§ MR. BOWLES (Lambeth, Norwood)
To ask the President of the Board of Trade whether his attention has been called to the hardship and loss which, by the adhesion of any country for the first time to the Berne Copyright Union, will be inflicted upon British subjects who, before such adhesion, may have purchased but not yet published manuscript arrangements of musical and other works originating in that country; whether the free publication in the United Kingdom of works so purchased has been provided for by the Berne Conference or otherwise; and, if not, whether he can take any steps to secure that British subjects shall not be deprived of rights which they have lawfully purchased by the action of any foreign Power.

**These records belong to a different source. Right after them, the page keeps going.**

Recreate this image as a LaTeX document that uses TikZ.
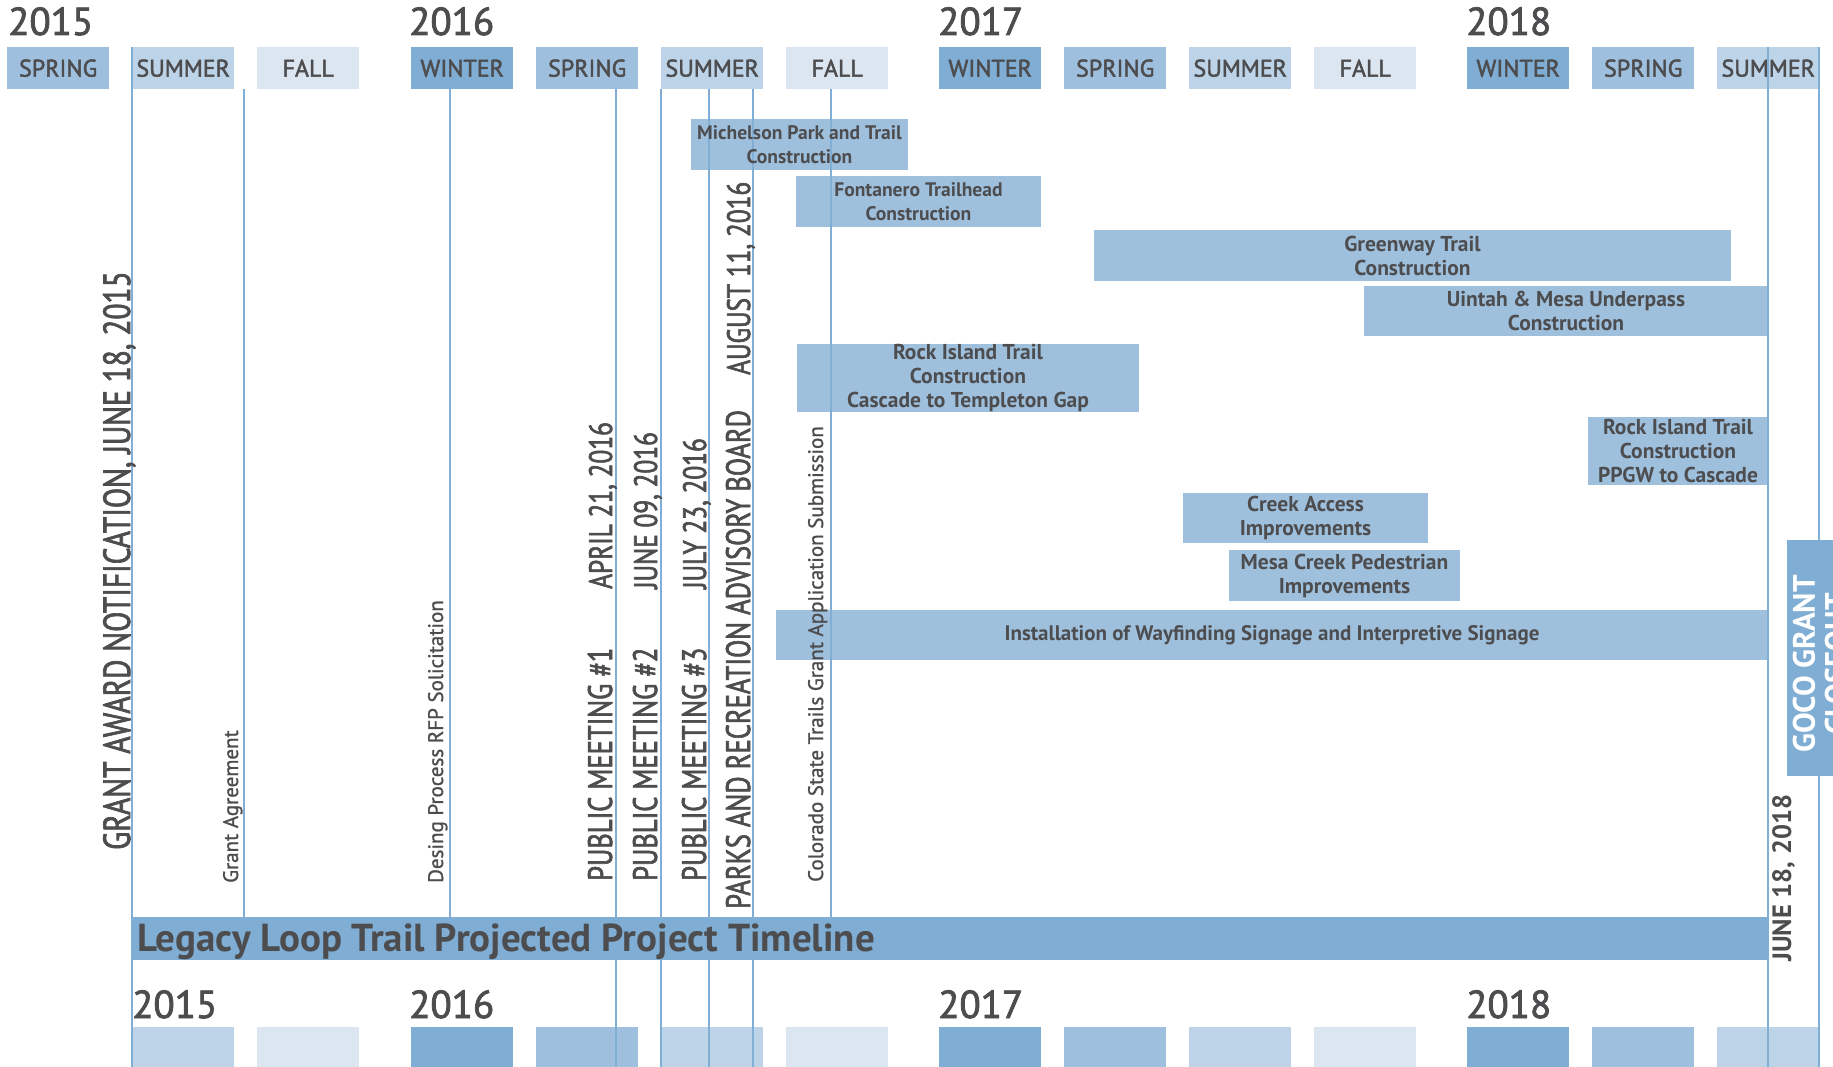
\documentclass[tikz,border=0pt]{standalone}
\usepackage{fontspec}
\setmainfont{PT Sans}
\newfontfamily\condf[FakeStretch=0.78,FakeBold=1.8]{PT Sans}
\newfontfamily\medf[FakeBold=2]{PT Sans}
\newfontfamily\smf[FakeBold=1.2]{PT Sans}
\definecolor{winter}{RGB}{127,173,211}
\definecolor{spring}{RGB}{158,191,221}
\definecolor{summer}{RGB}{188,211,232}
\definecolor{fall}{RGB}{219,230,241}
\definecolor{barc}{RGB}{159,192,221}
\definecolor{linec}{RGB}{128,174,212}
\definecolor{txt}{RGB}{77,77,79}
\tikzset{
  season/.style={inner sep=0, minimum width=102pt, minimum height=42pt, anchor=north west, text=txt, font=\medf\fontsize{24}{28}\selectfont},
  bseason/.style={inner sep=0, minimum width=102pt, minimum height=42pt, anchor=north west},
  year/.style={inner sep=0, anchor=base west, text=txt, font=\medf\fontsize{39}{42}\selectfont},
  taskbar/.style={fill=barc, inner sep=0},
  tasktext/.style={inner sep=0, text=txt, align=center, font=\bfseries\fontsize{21.5}{24}\selectfont},
  tasksmall/.style={tasktext, font=\bfseries\fontsize{19.6}{24}\selectfont},
  vlab/.style={rotate=90, anchor=base west, inner sep=0, text=txt},
  biglab/.style={vlab, font=\condf\fontsize{37.8}{38}\selectfont},
  midlab/.style={vlab, font=\condf\fontsize{34}{34}\selectfont},
  datelab/.style={vlab, font=\condf\fontsize{32.5}{33}\selectfont},
  smalllab/.style={vlab, font=\smf\fontsize{21}{21}\selectfont},
  tl/.style={draw=linec, line width=2.6pt},
}
\begin{document}
\begin{tikzpicture}[x=1pt,y=-1pt]
\useasboundingbox (0,0) rectangle (1833,1067);
\clip (0,0) rectangle (1833,1067);
\fill[white] (0,0) rectangle (1833,1067);

% years top
\node[year] (y15) at (8,35) {2015};
\node[year] (y16) at (409,35) {2016};
\node[year] (y17) at (938,35) {2017};
\node[year] (y18) at (1466,35) {2018};
% seasons top
\node[season, fill=spring] (a1) at (7,47) {SPRING};
\node[season, fill=summer] (a2) at (132,47) {SUMMER};
\node[season, fill=fall] (a3) at (257,47) {FALL};
\node[season, fill=winter] (a4) at (411,47) {WINTER};
\node[season, fill=spring] (a5) at (536,47) {SPRING};
\node[season, fill=summer] (a6) at (661,47) {SUMMER};
\node[season, fill=fall] (a7) at (786,47) {FALL};
\node[season, fill=winter] (a8) at (939,47) {WINTER};
\node[season, fill=spring] (a9) at (1064,47) {SPRING};
\node[season, fill=summer] (a10) at (1189,47) {SUMMER};
\node[season, fill=fall] (a11) at (1314,47) {FALL};
\node[season, fill=winter] (a12) at (1467,47) {WINTER};
\node[season, fill=spring] (a13) at (1592,47) {SPRING};
\node[season, fill=summer] (a14) at (1717,47) {SUMMER};

% years bottom
\node[year] (z15) at (132,1018) {2015};
\node[year] (z16) at (409,1018) {2016};
\node[year] (z17) at (938,1018) {2017};
\node[year] (z18) at (1466,1018) {2018};
% seasons bottom
\node[bseason, fill=summer] (b2) at (132,1027) {};
\node[bseason, fill=fall] (b3) at (257,1027) {};
\node[bseason, fill=winter] (b4) at (411,1027) {};
\node[bseason, fill=spring] (b5) at (536,1027) {};
\node[bseason, fill=summer] (b6) at (661,1027) {};
\node[bseason, fill=fall] (b7) at (786,1027) {};
\node[bseason, fill=winter] (b8) at (939,1027) {};
\node[bseason, fill=spring] (b9) at (1064,1027) {};
\node[bseason, fill=summer] (b10) at (1189,1027) {};
\node[bseason, fill=fall] (b11) at (1314,1027) {};
\node[bseason, fill=winter] (b12) at (1467,1027) {};
\node[bseason, fill=spring] (b13) at (1592,1027) {};
\node[bseason, fill=summer] (b14) at (1717,1027) {};

% title bar
\node[fill=winter, inner sep=0, minimum width=1636pt, minimum height=43pt] (tbar) at (950,938.5) {};

% task bars
\node[taskbar, minimum width=217pt, minimum height=51pt] (mich) at (799.5,144.5) {};
\node[taskbar, minimum width=245pt, minimum height=51pt] (font) at (918.5,201.5) {};
\node[taskbar, minimum width=637pt, minimum height=51pt] (green) at (1412.5,255.5) {};
\node[taskbar, minimum width=404pt, minimum height=50pt] (uint) at (1566,311) {};
\node[taskbar, minimum width=342pt, minimum height=68pt] (rockc) at (968,378) {};
\node[taskbar, minimum width=180pt, minimum height=68pt] (rockp) at (1678,451) {};
\node[taskbar, minimum width=245pt, minimum height=50pt] (creek) at (1305.5,518) {};
\node[taskbar, minimum width=231pt, minimum height=51pt] (mesa) at (1344.5,575.5) {};
\node[taskbar, minimum width=992pt, minimum height=50pt] (way) at (1272,635) {};

% timeline lines
\draw[tl] (132,47) -- (132,1067);
\draw[tl] (244,89) -- (244,918);
\draw[tl] (450,89) -- (450,918);
\draw[tl] (616,89) -- (616,1067);
\draw[tl] (661,89) -- (661,1067);
\draw[tl] (709,89) -- (709,1067);
\draw[tl] (753,89) -- (753,1067);
\draw[tl] (831,89) -- (831,918);
\draw[tl] (1768,47) -- (1768,1067);
\draw[tl] (1819,47) -- (1819,1067);

% task texts
\node[tasksmall] (michT) at (mich) {Michelson Park and Trail\\Construction};
\node[tasksmall] (fontT) at (font) {Fontanero Trailhead\\Construction};
\node[tasktext] (greenT) at (green) {Greenway Trail\\Construction};
\node[tasktext] (uintT) at (uint) {Uintah \& Mesa Underpass\\Construction};
\node[tasktext] (rockcT) at (rockc) {Rock Island Trail\\Construction\\Cascade to Templeton Gap};
\node[tasktext] (rockpT) at (rockp) {Rock Island Trail\\Construction\\PPGW to Cascade};
\node[tasktext] (creekT) at (creek) {Creek Access\\Improvements};
\node[tasktext] (mesaT) at (mesa) {Mesa Creek Pedestrian\\Improvements};
\node[tasktext, font=\bfseries\fontsize{21}{24}\selectfont] (wayT) at (way) {Installation of Wayfinding Signage and Interpretive Signage};

% title
\node[inner sep=0, anchor=base west, text=txt, font=\bfseries\fontsize{39}{39}\selectfont] (title) at (137,951) {Legacy Loop Trail Projected Project Timeline};

% vertical labels
\node[biglab] (grant) at (130,850) {GRANT AWARD NOTIFICATION, JUNE 18, 2015};
\node[smalllab] (agree) at (238,883) {Grant Agreement};
\node[smalllab] (rfp) at (443,883) {Desing Process RFP Solicitation};
\node[midlab] (pm1) at (612,881) {PUBLIC MEETING \#1};
\node[datelab] (pm1d) at (612,589) {APRIL 21, 2016};
\node[midlab] (pm2) at (657,881) {PUBLIC MEETING \#2};
\node[datelab] (pm2d) at (657,589) {JUNE 09, 2016};
\node[midlab] (pm3) at (706,881) {PUBLIC MEETING \#3};
\node[datelab] (pm3d) at (706,589) {JULY 23, 2016};
\node[midlab] (parks) at (750,909) {PARKS AND RECREATION ADVISORY BOARD};
\node[datelab] (parksd) at (750,375) {AUGUST 11, 2016};
\node[smalllab] (colo) at (823,882) {Colorado State Trails Grant Application Submission};
\node[vlab, font=\bfseries\fontsize{26.5}{26.5}\selectfont] (june) at (1791,962) {JUNE 18, 2018};

% closeout
\node[fill=winter, inner sep=0, minimum width=66pt, minimum height=236pt] (goco) at (1820,658) {};
\node[rotate=90, inner sep=0, text=white, align=center, font=\bfseries\fontsize{31}{32}\selectfont] (gocoT) at (1820,664) {GOCO GRANT\\CLOSEOUT};
\end{tikzpicture}
\end{document}
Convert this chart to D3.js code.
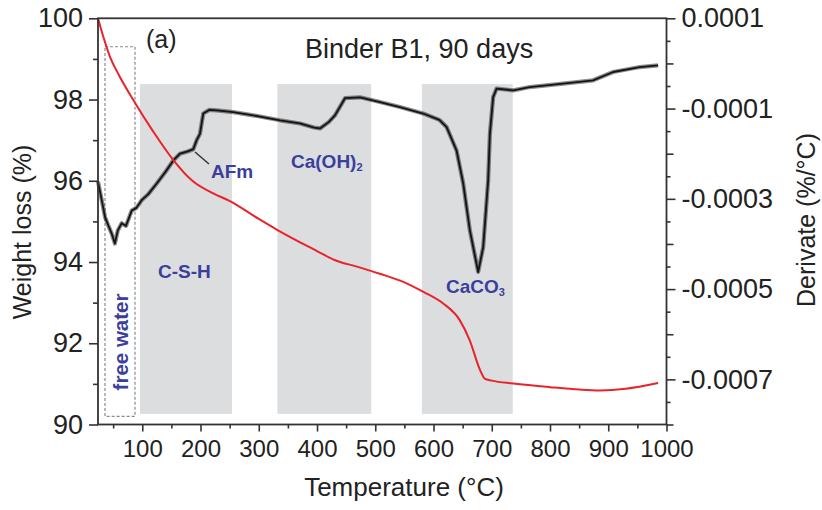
<!DOCTYPE html>
<html>
<head>
<meta charset="utf-8">
<script src="https://cdn.jsdelivr.net/npm/d3@7"></script>
<style>
  body { margin: 0; background: #fff; }
  svg { font-family: "Liberation Sans", Arial, sans-serif; }
  .tick text { fill: #222; }
  .tick line { stroke: #333; stroke-width: 1.6; }
</style>
</head>
<body>
<svg id="chart" width="822" height="510"></svg>
<script>
// weight loss curve (TG), temperature in °C vs weight %
var tgTemp = [24, 33, 44.6, 60, 84.6, 118.9, 153.3, 187.6, 221.9, 250.6, 300, 330.7, 400, 430, 470, 508, 550, 582, 616.6, 645, 662, 680, 688, 700, 737, 800, 851, 885.6, 930, 985.6];
var tgWeight = [100, 99.55, 99.05, 98.6, 97.99, 97.21, 96.51, 95.98, 95.69, 95.5, 95.06, 94.8, 94.27, 94.05, 93.88, 93.71, 93.5, 93.27, 92.98, 92.57, 92.08, 91.34, 91.13, 91.08, 91.01, 90.92, 90.86, 90.84, 90.88, 91.02];

// derivative curve (DTG)
var dtgTemp = [24, 30, 36, 42, 47.5, 53, 58, 64.7, 72, 81.9, 90, 99, 110, 124.8, 140, 153.3, 164.8, 178, 187.6, 193.4, 199, 204.7, 215, 227.7, 256.2, 290.5, 336.4, 370.7, 395, 405, 420, 430.8, 448, 474, 508, 542.3, 582.3, 610, 622.5, 639.6, 651, 662.4, 676.7, 685.3, 693.8, 696.8, 702.4, 708.3, 736.8, 765.4, 822.6, 874, 908.4, 954.2, 985.6];
var dtgValue = [-0.000262, -0.000300, -0.000340, -0.000360, -0.000377, -0.000399, -0.000370, -0.000354, -0.000360, -0.000326, -0.000320, -0.000303, -0.000290, -0.000266, -0.000240, -0.000215, -0.000200, -0.000195, -0.000190, -0.000170, -0.000156, -0.000111, -0.000103, -0.000104, -0.000108, -0.000115, -0.000126, -0.000133, -0.000142, -0.000144, -0.000130, -0.000115, -0.000077, -0.000075, -0.0000855, -0.0000966, -0.000111, -0.000125, -0.000141, -0.000193, -0.000266, -0.000370, -0.000462, -0.000407, -0.000259, -0.000156, -0.0000745, -0.0000558, -0.0000596, -0.0000523, -0.0000448, -0.0000374, -0.000019, -0.000008, -0.0000042];

// shaded decomposition ranges (°C)
var bandStart = [96, 332, 580];
var bandEnd = [254, 493, 736];
var bandTop = 98.38;
var bandBottom = 90.26;

// dashed "free water" box
var freeWaterBox = [36, 87.5, 99.3, 90.2];

// ticks
var xMajor = [100, 200, 300, 400, 500, 600, 700, 800, 900, 1000];
var xMinor = [50, 150, 250, 350, 450, 550, 650, 750, 850, 950];
var yLeftMajor = [90, 92, 94, 96, 98, 100];
var yLeftMinor = [91, 93, 95, 97, 99];
var yRightMajor = [0.0001, -0.0001, -0.0003, -0.0005, -0.0007];
var yRightMid = [0, -0.0002, -0.0004, -0.0006, -0.0008];
var yRightMinor = [0.00005, -0.00005, -0.00015, -0.00025, -0.00035, -0.00045, -0.00055, -0.00065, -0.00075];

var svg = d3.select('#chart');

var plotLeft = 98, plotRight = 666.5, plotTop = 18.3, plotBottom = 424.5;

var xScale = d3.scaleLinear().domain([24, 1000]).range([plotLeft, plotRight]);
var yLeft = d3.scaleLinear().domain([90, 100]).range([plotBottom, plotTop]);
var yRight = d3.scaleLinear().domain([-0.0008, 0.0001]).range([plotBottom, plotTop]);

var blue = '#3b3f9c';

// shaded bands
svg.append('g').selectAll('rect')
  .data(bandStart)
  .enter()
  .append('rect')
  .attr('x', d => xScale(d))
  .attr('y', yLeft(bandTop))
  .attr('width', (d, i) => xScale(bandEnd[i]) - xScale(d))
  .attr('height', yLeft(bandBottom) - yLeft(bandTop))
  .attr('fill', '#dcdddf');

// free water box
svg.append('rect')
  .attr('x', xScale(freeWaterBox[0]))
  .attr('y', yLeft(freeWaterBox[2]))
  .attr('width', xScale(freeWaterBox[1]) - xScale(freeWaterBox[0]))
  .attr('height', yLeft(freeWaterBox[3]) - yLeft(freeWaterBox[2]))
  .attr('fill', 'none')
  .attr('stroke', '#8a8a8a')
  .attr('stroke-width', 1.2)
  .attr('stroke-dasharray', '3,2');

// DTG curve, drawn as a noisy band plus core line
var dtgLine = d3.line()
  .x((d, i) => xScale(dtgTemp[i]))
  .y(d => yRight(d));

svg.append('path')
  .attr('d', dtgLine(dtgValue))
  .attr('fill', 'none')
  .attr('stroke', '#1c1c1c')
  .attr('stroke-width', 4.2)
  .attr('stroke-linejoin', 'round')
  .attr('opacity', 0.5);

svg.append('path')
  .attr('d', dtgLine(dtgValue))
  .attr('fill', 'none')
  .attr('stroke', '#141414')
  .attr('stroke-width', 1.8)
  .attr('stroke-linejoin', 'round');

// TG curve
var tgLine = d3.line()
  .x((d, i) => xScale(tgTemp[i]))
  .y(d => yLeft(d))
  .curve(d3.curveMonotoneX);

svg.append('path')
  .attr('d', tgLine(tgWeight))
  .attr('fill', 'none')
  .attr('stroke', '#e8232b')
  .attr('stroke-width', 2);

// axes
function styleAxis(g, size) {
  g.select('.domain').remove();
  g.selectAll('.tick text').style('font-size', size);
}

svg.append('g')
  .attr('transform', `translate(0, ${plotBottom})`)
  .call(d3.axisBottom(xScale).tickValues(xMajor).tickSize(7).tickPadding(8).tickFormat(d3.format('d')))
  .call(g => styleAxis(g, '24px'));

svg.append('g')
  .attr('transform', `translate(0, ${plotBottom})`)
  .call(d3.axisBottom(xScale).tickValues(xMinor).tickSize(4).tickFormat(''))
  .call(g => styleAxis(g, '24px'));

svg.append('g')
  .attr('transform', `translate(${plotLeft}, 0)`)
  .call(d3.axisLeft(yLeft).tickValues(yLeftMajor).tickSize(9).tickPadding(6).tickFormat(d3.format('d')))
  .call(g => styleAxis(g, '27px'));

svg.append('g')
  .attr('transform', `translate(${plotLeft}, 0)`)
  .call(d3.axisLeft(yLeft).tickValues(yLeftMinor).tickSize(5).tickFormat(''))
  .call(g => styleAxis(g, '27px'));

svg.append('g')
  .attr('transform', `translate(${plotRight}, 0)`)
  .call(d3.axisRight(yRight).tickValues(yRightMajor).tickSize(9).tickPadding(6).tickFormat(d => d.toFixed(4)))
  .call(g => styleAxis(g, '27px'));

svg.append('g')
  .attr('transform', `translate(${plotRight}, 0)`)
  .call(d3.axisRight(yRight).tickValues(yRightMid).tickSize(7).tickFormat(''))
  .call(g => styleAxis(g, '27px'));

svg.append('g')
  .attr('transform', `translate(${plotRight}, 0)`)
  .call(d3.axisRight(yRight).tickValues(yRightMinor).tickSize(4).tickFormat(''))
  .call(g => styleAxis(g, '27px'));

// frame
svg.append('rect')
  .attr('x', plotLeft)
  .attr('y', plotTop)
  .attr('width', plotRight - plotLeft)
  .attr('height', plotBottom - plotTop)
  .attr('fill', 'none')
  .attr('stroke', '#333')
  .attr('stroke-width', 1.8);

// axis titles
svg.append('text')
  .attr('transform', 'translate(31, 232) rotate(-90)')
  .attr('text-anchor', 'middle')
  .style('font-size', '25px')
  .attr('fill', '#222')
  .text('Weight loss (%)');

svg.append('text')
  .attr('transform', 'translate(815, 220) rotate(-90)')
  .attr('text-anchor', 'middle')
  .style('font-size', '25px')
  .attr('fill', '#222')
  .text('Derivate (%/°C)');

svg.append('text')
  .attr('x', 404)
  .attr('y', 496)
  .attr('text-anchor', 'middle')
  .style('font-size', '26px')
  .attr('fill', '#222')
  .text('Temperature (°C)');

// panel text
svg.append('text')
  .attr('x', 146)
  .attr('y', 48)
  .style('font-size', '25px')
  .attr('fill', '#222')
  .text('(a)');

svg.append('text')
  .attr('x', 305)
  .attr('y', 58)
  .style('font-size', '27px')
  .attr('fill', '#222')
  .text('Binder B1, 90 days');

// phase labels
svg.append('line')
  .attr('x1', 195).attr('y1', 152)
  .attr('x2', 209).attr('y2', 164)
  .attr('stroke', '#333')
  .attr('stroke-width', 1.5);

function phaseLabel(x, y, main, sub) {
  var t = svg.append('text')
    .attr('x', x)
    .attr('y', y)
    .attr('fill', blue)
    .style('font-size', '19px')
    .style('font-weight', 'bold')
    .text(main);
  if (sub) {
    t.append('tspan')
      .attr('dy', 3)
      .style('font-size', '11px')
      .text(sub);
  }
}

phaseLabel(211, 178, 'AFm');
phaseLabel(291, 168, 'Ca(OH)', '2');
phaseLabel(158, 278, 'C-S-H');
phaseLabel(446, 293, 'CaCO', '3');

svg.append('text')
  .attr('transform', 'translate(128, 342) rotate(-90)')
  .attr('text-anchor', 'middle')
  .attr('fill', blue)
  .style('font-size', '20.5px')
  .style('font-weight', 'bold')
  .text('free water');
</script>
</body>
</html>
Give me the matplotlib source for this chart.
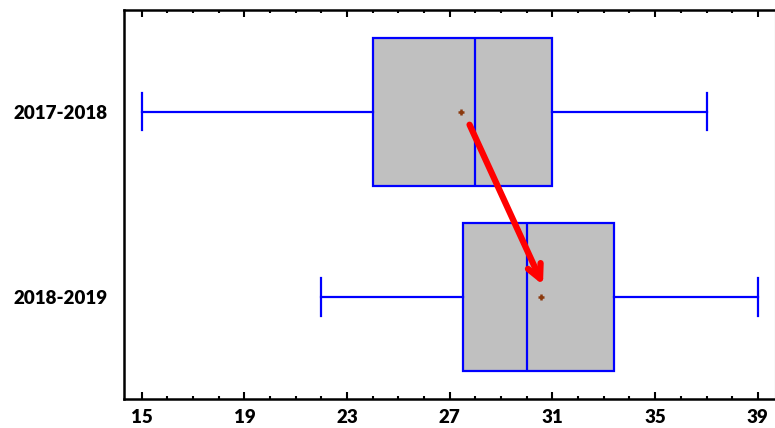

(Answered by Mr. Churchill.) Section 6 of the International Copyright Act, 1886, provides that where any person has before the date of the publication of an Order in Council lawfully produced any work in the United Kingdom, the issue of the Order shall not diminish or prejudice any rights or interests arising from or in connection with such production which are subsisting and valuable at the said date. A period of some months usually elapses between the definite adhesion of a new country to the Berne Convention and the publication of the consequent Order in Council in this country, and this interval would probably be sufficient to allow of the production of any work which may be existing in manuscript at the time, and any rights which may have been acquired by purchase or otherwise can thus be preserved.